# TASK STATEMENT:
Drop the pictures, then extract the listing word for word.

# SUPPLIED MATERIAL:
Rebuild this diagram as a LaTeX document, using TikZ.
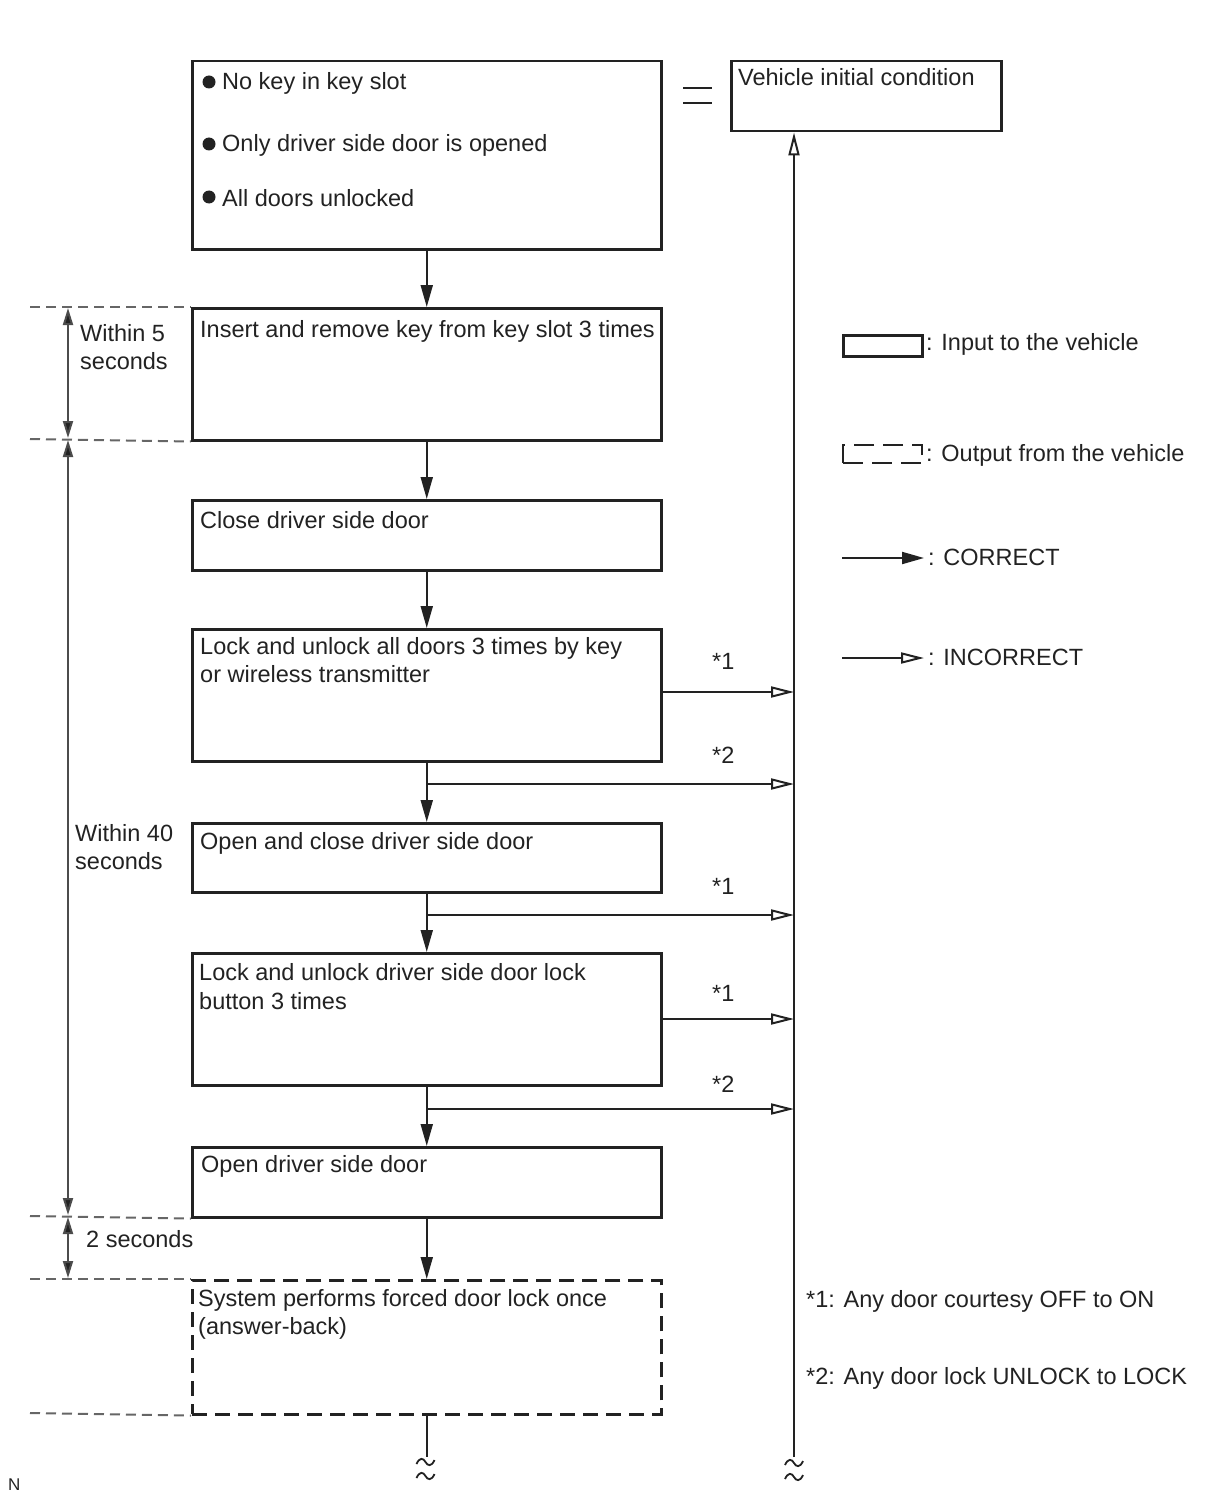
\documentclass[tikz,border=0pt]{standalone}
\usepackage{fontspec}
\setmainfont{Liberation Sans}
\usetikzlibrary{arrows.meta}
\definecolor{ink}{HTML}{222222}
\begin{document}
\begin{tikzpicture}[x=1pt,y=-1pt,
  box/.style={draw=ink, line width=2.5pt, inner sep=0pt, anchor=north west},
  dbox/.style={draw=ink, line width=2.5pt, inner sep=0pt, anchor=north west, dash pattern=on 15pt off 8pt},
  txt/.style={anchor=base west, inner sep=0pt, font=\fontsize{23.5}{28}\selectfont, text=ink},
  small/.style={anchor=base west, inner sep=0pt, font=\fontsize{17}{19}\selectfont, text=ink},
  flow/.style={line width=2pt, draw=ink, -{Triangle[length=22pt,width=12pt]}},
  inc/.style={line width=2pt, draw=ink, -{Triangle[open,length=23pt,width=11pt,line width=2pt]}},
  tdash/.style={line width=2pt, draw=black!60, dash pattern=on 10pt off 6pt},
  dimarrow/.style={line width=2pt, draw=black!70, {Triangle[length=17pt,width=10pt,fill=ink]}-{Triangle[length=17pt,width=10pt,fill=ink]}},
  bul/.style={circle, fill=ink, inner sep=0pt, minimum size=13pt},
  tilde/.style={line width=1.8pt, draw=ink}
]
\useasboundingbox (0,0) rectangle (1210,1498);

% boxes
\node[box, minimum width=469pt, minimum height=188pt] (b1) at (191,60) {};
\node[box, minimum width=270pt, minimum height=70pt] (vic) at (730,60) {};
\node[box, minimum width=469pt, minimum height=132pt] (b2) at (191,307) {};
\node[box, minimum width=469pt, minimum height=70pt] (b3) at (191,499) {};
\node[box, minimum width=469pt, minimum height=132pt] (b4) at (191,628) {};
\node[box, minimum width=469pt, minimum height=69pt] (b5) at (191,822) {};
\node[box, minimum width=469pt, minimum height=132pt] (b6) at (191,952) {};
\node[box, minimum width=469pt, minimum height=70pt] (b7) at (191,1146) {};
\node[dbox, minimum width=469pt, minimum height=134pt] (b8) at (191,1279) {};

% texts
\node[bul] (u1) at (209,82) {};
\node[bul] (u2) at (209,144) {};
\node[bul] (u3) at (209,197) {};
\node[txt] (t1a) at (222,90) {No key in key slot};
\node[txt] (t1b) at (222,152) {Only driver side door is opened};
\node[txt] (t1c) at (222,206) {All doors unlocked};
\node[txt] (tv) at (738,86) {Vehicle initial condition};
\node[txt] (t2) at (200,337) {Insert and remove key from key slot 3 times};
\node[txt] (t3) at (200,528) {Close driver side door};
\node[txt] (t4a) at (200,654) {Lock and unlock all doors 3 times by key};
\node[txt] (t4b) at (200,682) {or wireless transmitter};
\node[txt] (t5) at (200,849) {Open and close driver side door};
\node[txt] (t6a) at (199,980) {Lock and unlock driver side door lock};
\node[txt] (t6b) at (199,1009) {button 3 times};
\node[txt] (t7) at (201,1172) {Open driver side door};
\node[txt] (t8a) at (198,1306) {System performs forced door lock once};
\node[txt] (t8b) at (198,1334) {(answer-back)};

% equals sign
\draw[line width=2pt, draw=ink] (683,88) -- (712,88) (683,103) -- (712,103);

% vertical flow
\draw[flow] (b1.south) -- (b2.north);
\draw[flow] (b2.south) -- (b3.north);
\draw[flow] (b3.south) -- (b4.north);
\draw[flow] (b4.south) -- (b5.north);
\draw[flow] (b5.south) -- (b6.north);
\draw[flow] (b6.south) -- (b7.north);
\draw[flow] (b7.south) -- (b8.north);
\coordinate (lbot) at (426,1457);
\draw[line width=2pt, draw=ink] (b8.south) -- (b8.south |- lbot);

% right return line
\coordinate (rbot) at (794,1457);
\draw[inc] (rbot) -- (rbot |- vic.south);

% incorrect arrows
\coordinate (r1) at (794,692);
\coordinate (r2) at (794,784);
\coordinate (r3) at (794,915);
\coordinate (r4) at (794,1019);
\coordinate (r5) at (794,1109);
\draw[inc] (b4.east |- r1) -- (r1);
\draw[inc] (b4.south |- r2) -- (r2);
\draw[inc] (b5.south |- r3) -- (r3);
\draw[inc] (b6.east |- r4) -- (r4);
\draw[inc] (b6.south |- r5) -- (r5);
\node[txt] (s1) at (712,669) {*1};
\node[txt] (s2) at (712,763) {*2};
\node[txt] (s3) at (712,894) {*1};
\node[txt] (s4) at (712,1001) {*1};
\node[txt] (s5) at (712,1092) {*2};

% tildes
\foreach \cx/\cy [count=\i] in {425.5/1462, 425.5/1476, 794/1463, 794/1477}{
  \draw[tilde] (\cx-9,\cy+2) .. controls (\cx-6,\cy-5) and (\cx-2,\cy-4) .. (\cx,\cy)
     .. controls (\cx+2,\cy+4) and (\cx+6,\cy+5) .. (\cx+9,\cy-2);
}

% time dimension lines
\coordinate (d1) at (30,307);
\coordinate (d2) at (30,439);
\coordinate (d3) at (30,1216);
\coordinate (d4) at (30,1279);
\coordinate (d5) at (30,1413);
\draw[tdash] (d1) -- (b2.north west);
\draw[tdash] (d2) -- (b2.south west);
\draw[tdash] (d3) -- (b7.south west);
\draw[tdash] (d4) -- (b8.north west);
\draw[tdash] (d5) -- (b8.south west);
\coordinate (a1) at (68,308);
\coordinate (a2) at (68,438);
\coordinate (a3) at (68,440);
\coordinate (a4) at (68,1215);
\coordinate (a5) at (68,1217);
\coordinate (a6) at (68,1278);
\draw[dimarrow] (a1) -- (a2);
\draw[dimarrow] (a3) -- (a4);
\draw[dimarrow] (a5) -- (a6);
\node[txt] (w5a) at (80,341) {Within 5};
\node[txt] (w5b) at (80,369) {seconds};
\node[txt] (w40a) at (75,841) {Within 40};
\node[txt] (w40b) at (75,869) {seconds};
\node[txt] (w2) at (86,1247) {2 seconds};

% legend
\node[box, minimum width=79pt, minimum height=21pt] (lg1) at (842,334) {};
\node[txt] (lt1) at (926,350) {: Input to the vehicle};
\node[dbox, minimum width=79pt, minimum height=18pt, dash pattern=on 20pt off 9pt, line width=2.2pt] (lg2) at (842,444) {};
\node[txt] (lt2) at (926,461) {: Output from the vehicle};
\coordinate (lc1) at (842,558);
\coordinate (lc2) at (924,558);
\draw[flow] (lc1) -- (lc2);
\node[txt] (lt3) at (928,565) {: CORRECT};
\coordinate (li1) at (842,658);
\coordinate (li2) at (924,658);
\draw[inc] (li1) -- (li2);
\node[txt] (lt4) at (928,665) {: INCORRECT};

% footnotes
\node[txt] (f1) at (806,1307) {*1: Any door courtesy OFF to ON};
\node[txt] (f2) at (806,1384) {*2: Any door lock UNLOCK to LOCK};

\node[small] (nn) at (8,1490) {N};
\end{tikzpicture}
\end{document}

# FINAL ANSWER:
Rebuild this diagram as a LaTeX document, using TikZ.
\documentclass[tikz,border=0pt]{standalone}
\usepackage{fontspec}
\setmainfont{Liberation Sans}
\usetikzlibrary{arrows.meta}
\definecolor{ink}{HTML}{222222}
\begin{document}
\begin{tikzpicture}[x=1pt,y=-1pt,
  box/.style={draw=ink, line width=2.5pt, inner sep=0pt, anchor=north west},
  dbox/.style={draw=ink, line width=2.5pt, inner sep=0pt, anchor=north west, dash pattern=on 15pt off 8pt},
  txt/.style={anchor=base west, inner sep=0pt, font=\fontsize{23.5}{28}\selectfont, text=ink},
  small/.style={anchor=base west, inner sep=0pt, font=\fontsize{17}{19}\selectfont, text=ink},
  flow/.style={line width=2pt, draw=ink, -{Triangle[length=22pt,width=12pt]}},
  inc/.style={line width=2pt, draw=ink, -{Triangle[open,length=23pt,width=11pt,line width=2pt]}},
  tdash/.style={line width=2pt, draw=black!60, dash pattern=on 10pt off 6pt},
  dimarrow/.style={line width=2pt, draw=black!70, {Triangle[length=17pt,width=10pt,fill=ink]}-{Triangle[length=17pt,width=10pt,fill=ink]}},
  bul/.style={circle, fill=ink, inner sep=0pt, minimum size=13pt},
  tilde/.style={line width=1.8pt, draw=ink}
]
\useasboundingbox (0,0) rectangle (1210,1498);

% boxes
\node[box, minimum width=469pt, minimum height=188pt] (b1) at (191,60) {};
\node[box, minimum width=270pt, minimum height=70pt] (vic) at (730,60) {};
\node[box, minimum width=469pt, minimum height=132pt] (b2) at (191,307) {};
\node[box, minimum width=469pt, minimum height=70pt] (b3) at (191,499) {};
\node[box, minimum width=469pt, minimum height=132pt] (b4) at (191,628) {};
\node[box, minimum width=469pt, minimum height=69pt] (b5) at (191,822) {};
\node[box, minimum width=469pt, minimum height=132pt] (b6) at (191,952) {};
\node[box, minimum width=469pt, minimum height=70pt] (b7) at (191,1146) {};
\node[dbox, minimum width=469pt, minimum height=134pt] (b8) at (191,1279) {};

% texts
\node[bul] (u1) at (209,82) {};
\node[bul] (u2) at (209,144) {};
\node[bul] (u3) at (209,197) {};
\node[txt] (t1a) at (222,90) {No key in key slot};
\node[txt] (t1b) at (222,152) {Only driver side door is opened};
\node[txt] (t1c) at (222,206) {All doors unlocked};
\node[txt] (tv) at (738,86) {Vehicle initial condition};
\node[txt] (t2) at (200,337) {Insert and remove key from key slot 3 times};
\node[txt] (t3) at (200,528) {Close driver side door};
\node[txt] (t4a) at (200,654) {Lock and unlock all doors 3 times by key};
\node[txt] (t4b) at (200,682) {or wireless transmitter};
\node[txt] (t5) at (200,849) {Open and close driver side door};
\node[txt] (t6a) at (199,980) {Lock and unlock driver side door lock};
\node[txt] (t6b) at (199,1009) {button 3 times};
\node[txt] (t7) at (201,1172) {Open driver side door};
\node[txt] (t8a) at (198,1306) {System performs forced door lock once};
\node[txt] (t8b) at (198,1334) {(answer-back)};

% equals sign
\draw[line width=2pt, draw=ink] (683,88) -- (712,88) (683,103) -- (712,103);

% vertical flow
\draw[flow] (b1.south) -- (b2.north);
\draw[flow] (b2.south) -- (b3.north);
\draw[flow] (b3.south) -- (b4.north);
\draw[flow] (b4.south) -- (b5.north);
\draw[flow] (b5.south) -- (b6.north);
\draw[flow] (b6.south) -- (b7.north);
\draw[flow] (b7.south) -- (b8.north);
\coordinate (lbot) at (426,1457);
\draw[line width=2pt, draw=ink] (b8.south) -- (b8.south |- lbot);

% right return line
\coordinate (rbot) at (794,1457);
\draw[inc] (rbot) -- (rbot |- vic.south);

% incorrect arrows
\coordinate (r1) at (794,692);
\coordinate (r2) at (794,784);
\coordinate (r3) at (794,915);
\coordinate (r4) at (794,1019);
\coordinate (r5) at (794,1109);
\draw[inc] (b4.east |- r1) -- (r1);
\draw[inc] (b4.south |- r2) -- (r2);
\draw[inc] (b5.south |- r3) -- (r3);
\draw[inc] (b6.east |- r4) -- (r4);
\draw[inc] (b6.south |- r5) -- (r5);
\node[txt] (s1) at (712,669) {*1};
\node[txt] (s2) at (712,763) {*2};
\node[txt] (s3) at (712,894) {*1};
\node[txt] (s4) at (712,1001) {*1};
\node[txt] (s5) at (712,1092) {*2};

% tildes
\foreach \cx/\cy [count=\i] in {425.5/1462, 425.5/1476, 794/1463, 794/1477}{
  \draw[tilde] (\cx-9,\cy+2) .. controls (\cx-6,\cy-5) and (\cx-2,\cy-4) .. (\cx,\cy)
     .. controls (\cx+2,\cy+4) and (\cx+6,\cy+5) .. (\cx+9,\cy-2);
}

% time dimension lines
\coordinate (d1) at (30,307);
\coordinate (d2) at (30,439);
\coordinate (d3) at (30,1216);
\coordinate (d4) at (30,1279);
\coordinate (d5) at (30,1413);
\draw[tdash] (d1) -- (b2.north west);
\draw[tdash] (d2) -- (b2.south west);
\draw[tdash] (d3) -- (b7.south west);
\draw[tdash] (d4) -- (b8.north west);
\draw[tdash] (d5) -- (b8.south west);
\coordinate (a1) at (68,308);
\coordinate (a2) at (68,438);
\coordinate (a3) at (68,440);
\coordinate (a4) at (68,1215);
\coordinate (a5) at (68,1217);
\coordinate (a6) at (68,1278);
\draw[dimarrow] (a1) -- (a2);
\draw[dimarrow] (a3) -- (a4);
\draw[dimarrow] (a5) -- (a6);
\node[txt] (w5a) at (80,341) {Within 5};
\node[txt] (w5b) at (80,369) {seconds};
\node[txt] (w40a) at (75,841) {Within 40};
\node[txt] (w40b) at (75,869) {seconds};
\node[txt] (w2) at (86,1247) {2 seconds};

% legend
\node[box, minimum width=79pt, minimum height=21pt] (lg1) at (842,334) {};
\node[txt] (lt1) at (926,350) {: Input to the vehicle};
\node[dbox, minimum width=79pt, minimum height=18pt, dash pattern=on 20pt off 9pt, line width=2.2pt] (lg2) at (842,444) {};
\node[txt] (lt2) at (926,461) {: Output from the vehicle};
\coordinate (lc1) at (842,558);
\coordinate (lc2) at (924,558);
\draw[flow] (lc1) -- (lc2);
\node[txt] (lt3) at (928,565) {: CORRECT};
\coordinate (li1) at (842,658);
\coordinate (li2) at (924,658);
\draw[inc] (li1) -- (li2);
\node[txt] (lt4) at (928,665) {: INCORRECT};

% footnotes
\node[txt] (f1) at (806,1307) {*1: Any door courtesy OFF to ON};
\node[txt] (f2) at (806,1384) {*2: Any door lock UNLOCK to LOCK};

\node[small] (nn) at (8,1490) {N};
\end{tikzpicture}
\end{document}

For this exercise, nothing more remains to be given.